High net worth means you have plenty of money that you can potentially spend as you may choose, and may seem like a good measure of financial freedom. Anyone with $10M or even less can buy a private jet, but may not have financial freedom. The problems with net worth as a measure of financial freedom are:

  1. It ignores expenses. A person with a new worth of $10M would typically be considered wealthy, and would be expected to have financial freedom. If $5M is invested in a nice home, and supporting staff, maintenance and all other living expenses total $500k per year, the person is not financially free, given the spending of 10% ($500k of $5M) of the investable assets per year. This withdrawal rate cannot be sustained reliably at all times, no matter which investment you choose.
  2. It ignores the investment approach . Continuing the example above, say that expenses were cut down to $200k per year, limiting the withdrawal rate to 4%. This withdrawal rate could be sustained given the right portfolio. But if the entire portfolio is put into bonds or into a concentrated stock portfolio, the withdrawal rate cannot be sustained.

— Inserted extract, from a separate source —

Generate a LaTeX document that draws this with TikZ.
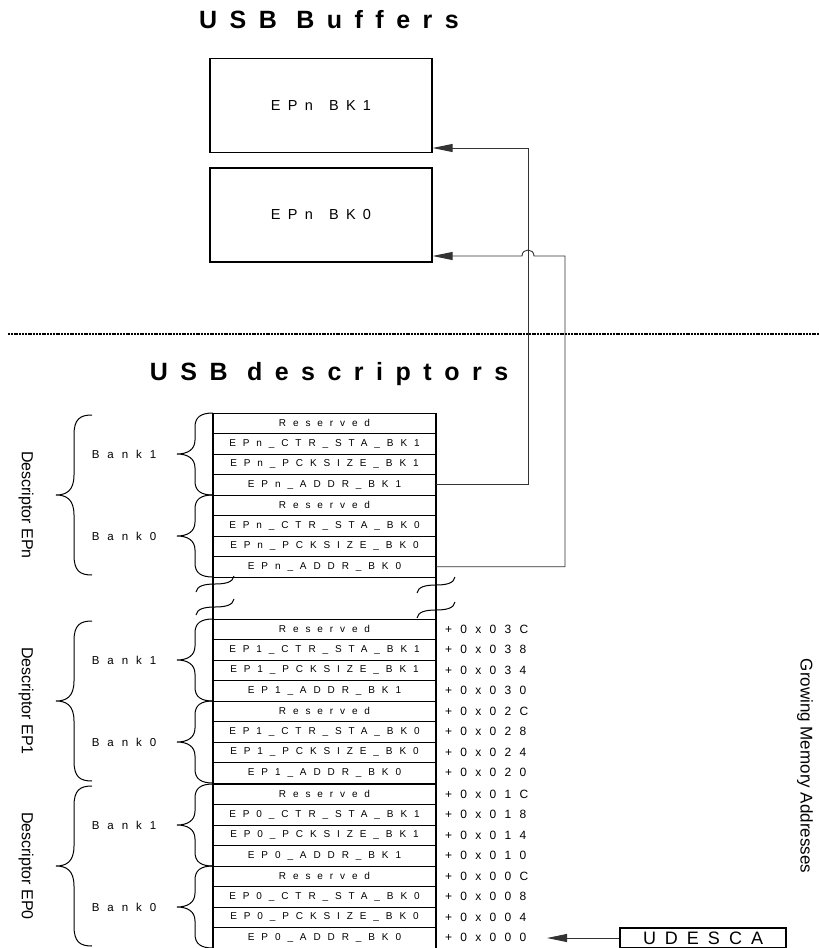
\documentclass[tikz,border=0pt]{standalone}
\usepackage{fontspec}
\setmainfont{Liberation Sans}
\newfontfamily\spacedfont[LetterSpace=69]{Liberation Sans}
\newfontfamily\headfont[LetterSpace=50]{Liberation Sans}
\usetikzlibrary{arrows.meta}
\definecolor{wiregray}{HTML}{333333}

% curly brace opening to the right: tips at x=#1, from y=#2 to y=#3,
% #4 is how long the curls run along the spine
\newcommand\curlybrace[4]{%
  \draw[bracepen] ({#1},{#2}) .. controls ({#1-12},{#2}) and ({#1-18},{#2+4}) .. ({#1-18},{#2+#4})
    -- ({#1-18},{(#2+#3)/2-#4}) .. controls ({#1-18},{(#2+#3)/2-4}) and ({#1-26},{(#2+#3)/2}) .. ({#1-36},{(#2+#3)/2})
    .. controls ({#1-26},{(#2+#3)/2}) and ({#1-18},{(#2+#3)/2+4}) .. ({#1-18},{(#2+#3)/2+#4})
    -- ({#1-18},{#3-#4}) .. controls ({#1-18},{#3-4}) and ({#1-12},{#3}) .. ({#1},{#3});}
% break mark of the table, lower left end at (#1,#2)
\newcommand\breakmark[2]{%
  \draw[bracepen] ({#1},{#2}) .. controls ({#1+1},{#2-6}) and ({#1+8},{#2-8}) .. ({#1+19},{#2-8})
    .. controls ({#1+30},{#2-8}) and ({#1+37},{#2-10}) .. ({#1+38},{#2-16});}

\tikzset{
  bufbox/.style={draw, line width=1.2pt, minimum width=222pt, minimum height=94pt,
    font=\headfont\fontsize{14.5}{16}\selectfont},
  rowbox/.style={draw, line width=0.8pt, minimum width=223pt, minimum height=20.5pt,
    inner sep=0pt, outer sep=0pt, font=\spacedfont\fontsize{10}{12}\selectfont},
  addrlabel/.style={anchor=west, inner sep=0pt, font=\spacedfont\fontsize{12}{14}\selectfont},
  banklabel/.style={inner sep=0pt, font=\spacedfont\fontsize{11.5}{13}\selectfont},
  desclabel/.style={rotate=-90, inner sep=0pt, font=\fontsize{16}{18}\selectfont},
  heading/.style={anchor=base, inner sep=0pt, font=\headfont\bfseries\fontsize{25}{29}\selectfont},
  bracepen/.style={line width=1pt},
  tableedge/.style={line width=1.4pt},
  link/.style={draw=wiregray, line width=0.9pt},
  tip/.style={-{Triangle[length=20pt,width=8pt]}},
  divider/.style={line width=1.2pt, dash pattern=on 2pt off 0.8pt},
}

\begin{document}
\begin{tikzpicture}[x=1pt, y=-1pt]
  \useasboundingbox (0,0) rectangle (819,948);

  % buffers in RAM
  \node[heading] (buftitle) at (329,28) {USB Buffers};
  \node[bufbox] (bk1) at (321,105.5) {EPn\hspace{5pt} BK1};
  \node[bufbox] (bk0) at (321,215) {EPn\hspace{5pt} BK0};

  \draw[divider] (8,334) -- (819,334);
  \node[heading] (desctitle) at (329,380) {USB descriptors};

  % descriptor table, three blocks of eight rows
  \foreach \blk/\ytop/\ep in {dn/413/n, d1/619/1, d0/784/0} {
    \foreach \lbl [count=\i] in {Reserved, EP\ep\_CTR\_STA\_BK1, EP\ep\_PCKSIZE\_BK1, EP\ep\_ADDR\_BK1,
                                 Reserved, EP\ep\_CTR\_STA\_BK0, EP\ep\_PCKSIZE\_BK0, EP\ep\_ADDR\_BK0}
      \node[rowbox] (\blk-\i) at (324.5,{\ytop+\i*20.5-10.25}) {\lbl};
  }
  \draw[tableedge] (dn-1.north west) -- (d0-8.south west);
  \draw[tableedge] (dn-1.north east) -- (d0-8.south east);
  \breakmark{196}{592}
  \breakmark{196}{615}
  \breakmark{417}{593}
  \breakmark{417}{618}

  % offsets from UDESCA
  \foreach \o [count=\i] in {03C,038,034,030,02C,028,024,020}
    \node[addrlabel] (d1-a\i) at (445,0 |- d1-\i) {+0x\o};
  \foreach \o [count=\i] in {01C,018,014,010,00C,008,004,000}
    \node[addrlabel] (d0-a\i) at (445,0 |- d0-\i) {+0x\o};

  % bank and descriptor braces
  \foreach \blk/\ytop in {dn/413, d1/619, d0/784} {
    \curlybrace{213}{\ytop}{\ytop+82}{14}
    \curlybrace{213}{\ytop+82}{\ytop+164}{14}
    \curlybrace{92}{\ytop+2}{\ytop+162}{20}
    \node[banklabel] (\blk-bank1) at (124,\ytop+41) {Bank1};
    \node[banklabel] (\blk-bank0) at (124,\ytop+123) {Bank0};
  }
  \node[desclabel] (descn) at (26,505) {Descriptor EPn};
  \node[desclabel] (desc1) at (26,701) {Descriptor EP1};
  \node[desclabel] (desc0) at (26,866) {Descriptor EP0};
  \node[desclabel, font=\fontsize{17}{19}\selectfont] (growing) at (805,766) {Growing Memory Addresses};

  % buffer pointers
  \coordinate (riseA) at (528,148);
  \coordinate (riseB) at (565,256);
  \coordinate (hopR) at (534,256);
  \coordinate (hopL) at (522,256);
  \draw[link, tip] (dn-4.east) -| (riseA) -- (bk1.east |- riseA);
  \draw[link, tip] (dn-8.east) -| (riseB) -- (hopR) .. controls +(0,-8) and +(0,-8) .. (hopL)
    -- (bk0.east |- riseB);

  % base address register
  \node[draw, line width=1.2pt, minimum width=166pt, minimum height=20pt,
        font=\headfont\fontsize{18}{20}\selectfont] (udesca) at (703,938) {UDESCA};
  \coordinate (basetip) at (547,938);
  \draw[link, tip] (udesca.west) -- (basetip);
\end{tikzpicture}
\end{document}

An alternative measure: very low withdrawal rate from a diversified stock portfolio . Limiting the withdrawal rate from a globally diversified stock portfolio provides a high probability of financial freedom – the ability to sustain life for as long as needed with no need to worry about work. With the right portfolio, a withdrawal rate of 2%-4% can be sustained through major declines. At 2%-3%, there isn’t much that can affect your financial stability and freedom. Specifically:

  1. A prolonged and deep decline in your portfolio is not likely to be a problem. At 2%-3% you should have been able to sustain the 2008 recession as well as the Great Depression without any problems. This still holds true if you never reduce your withdrawals (the withdrawal rate is measured from the peak value of the portfolio), and adjust them for inflation.
  2. Unexpected expenses can be supported to a large degree given that the entire investment is liquid, ready to be sold at any time with no notice.
  3. Inflation is not a problem given that companies’ earnings grow with inflation. It may not happen instantaneously, but over time stock prices grow well beyond inflation.
  4. Growing income beyond inflation is an extra bonus, given the high long-term growth of stocks. Whenever there is a growth spurt, you get a nice increase in your income, while maintaining the withdrawal rate.

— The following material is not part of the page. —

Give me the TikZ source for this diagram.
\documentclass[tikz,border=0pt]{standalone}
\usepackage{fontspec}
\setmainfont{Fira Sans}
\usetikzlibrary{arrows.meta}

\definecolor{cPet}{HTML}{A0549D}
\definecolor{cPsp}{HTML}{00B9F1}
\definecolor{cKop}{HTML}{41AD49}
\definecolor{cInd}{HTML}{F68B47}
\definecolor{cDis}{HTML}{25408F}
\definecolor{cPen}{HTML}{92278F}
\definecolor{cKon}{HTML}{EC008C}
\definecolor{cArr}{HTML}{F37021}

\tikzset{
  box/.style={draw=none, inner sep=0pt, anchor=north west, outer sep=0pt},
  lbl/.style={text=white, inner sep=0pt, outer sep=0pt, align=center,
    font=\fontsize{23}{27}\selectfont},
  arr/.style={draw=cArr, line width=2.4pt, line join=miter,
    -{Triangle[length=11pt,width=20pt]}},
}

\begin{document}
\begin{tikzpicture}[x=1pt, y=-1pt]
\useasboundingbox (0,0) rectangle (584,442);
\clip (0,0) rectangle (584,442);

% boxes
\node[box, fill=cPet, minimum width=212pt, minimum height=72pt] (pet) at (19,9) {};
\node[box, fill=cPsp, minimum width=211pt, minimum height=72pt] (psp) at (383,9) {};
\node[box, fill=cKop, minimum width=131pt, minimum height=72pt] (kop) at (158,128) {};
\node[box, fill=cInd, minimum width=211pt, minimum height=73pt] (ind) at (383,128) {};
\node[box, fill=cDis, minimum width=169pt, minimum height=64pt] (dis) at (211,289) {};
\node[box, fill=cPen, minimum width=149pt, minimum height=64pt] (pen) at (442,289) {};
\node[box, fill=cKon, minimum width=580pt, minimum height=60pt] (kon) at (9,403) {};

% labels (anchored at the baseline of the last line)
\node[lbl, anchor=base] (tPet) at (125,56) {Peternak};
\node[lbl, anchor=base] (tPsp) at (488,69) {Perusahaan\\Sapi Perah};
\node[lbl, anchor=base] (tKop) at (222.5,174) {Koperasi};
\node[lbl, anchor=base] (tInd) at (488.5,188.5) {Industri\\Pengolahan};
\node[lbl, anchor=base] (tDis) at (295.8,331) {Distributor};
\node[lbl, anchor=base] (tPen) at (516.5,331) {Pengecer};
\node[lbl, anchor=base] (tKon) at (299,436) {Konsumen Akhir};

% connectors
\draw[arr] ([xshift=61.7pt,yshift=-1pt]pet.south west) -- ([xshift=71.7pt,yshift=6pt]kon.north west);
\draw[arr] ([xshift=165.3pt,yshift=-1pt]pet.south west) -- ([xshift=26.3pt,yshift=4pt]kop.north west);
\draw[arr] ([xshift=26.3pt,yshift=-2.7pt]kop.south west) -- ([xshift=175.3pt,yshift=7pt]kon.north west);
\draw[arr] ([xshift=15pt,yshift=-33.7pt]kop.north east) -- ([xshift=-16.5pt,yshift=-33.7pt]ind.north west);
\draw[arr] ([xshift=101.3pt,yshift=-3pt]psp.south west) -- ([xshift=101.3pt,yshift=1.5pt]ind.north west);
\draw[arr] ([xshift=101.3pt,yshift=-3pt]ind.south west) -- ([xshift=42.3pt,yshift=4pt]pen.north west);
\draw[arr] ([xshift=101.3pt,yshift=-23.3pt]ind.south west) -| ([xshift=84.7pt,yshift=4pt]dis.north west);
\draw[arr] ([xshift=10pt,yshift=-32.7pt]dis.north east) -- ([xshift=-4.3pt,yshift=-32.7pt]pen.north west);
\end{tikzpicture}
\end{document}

Great news! Now you have two ways to achieve financial freedom – build up your savings, or reduce your spending.

Focus on the positive. You may feel constrained by limiting your spending, in the face of advertising and seeing others living more lavishly. The comfort of not being stuck in the rat-race and not depending on work can give you the strength to keep your expenses at a low percentage of your assets.

In addition, while most people spend most of their lives trying to keep up with their expenses, you can get handsome ‘raises’ to your income once you reach the low withdrawal rate for the first time. This is thanks to the growth of stock investments, combined with the fixed percent withdrawal.

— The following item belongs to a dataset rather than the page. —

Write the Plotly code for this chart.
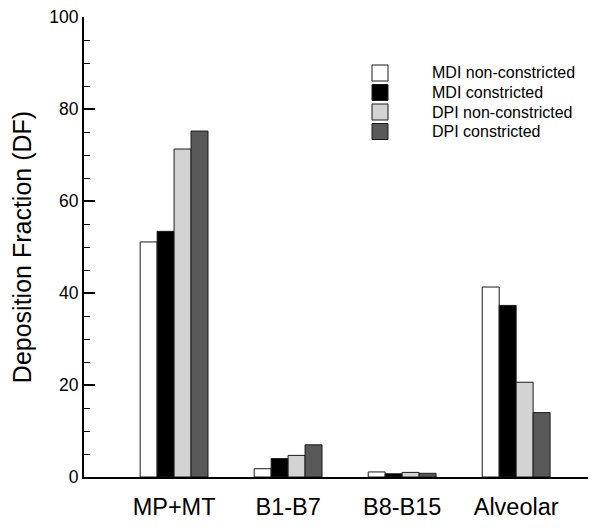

A practical progression: While most 20-year-olds don’t have the assets to generate lifelong income, they can establish a certain standard of living, and raise it more slowly than their income. With every raise, they can save a greater portion of their pay. If they ever get to earn a substantial income, they can stop raising their standard of living until they reach financial freedom. This is in line with the idea that living off of $40,000 can make you much happier than $30,000, but going from $200,000 to $210,000 will not have nearly as much of an impact, and may not make you happier at all in the long run.

Assumption about investing: The financial security of a low withdrawal can be obtained only if the stock portfolio is highly diversified, and held with iron discipline through all declines, however deep or long, with no market timing or individual stock selection.

Summary

High income and high net worth do not guarantee financial freedom. Financial freedom can be obtained by maintaining a low spending rate (2%-4% annually) compared to your assets, if they are invested with discipline in a diversified stock portfolio, with no market timing or individual stock selection.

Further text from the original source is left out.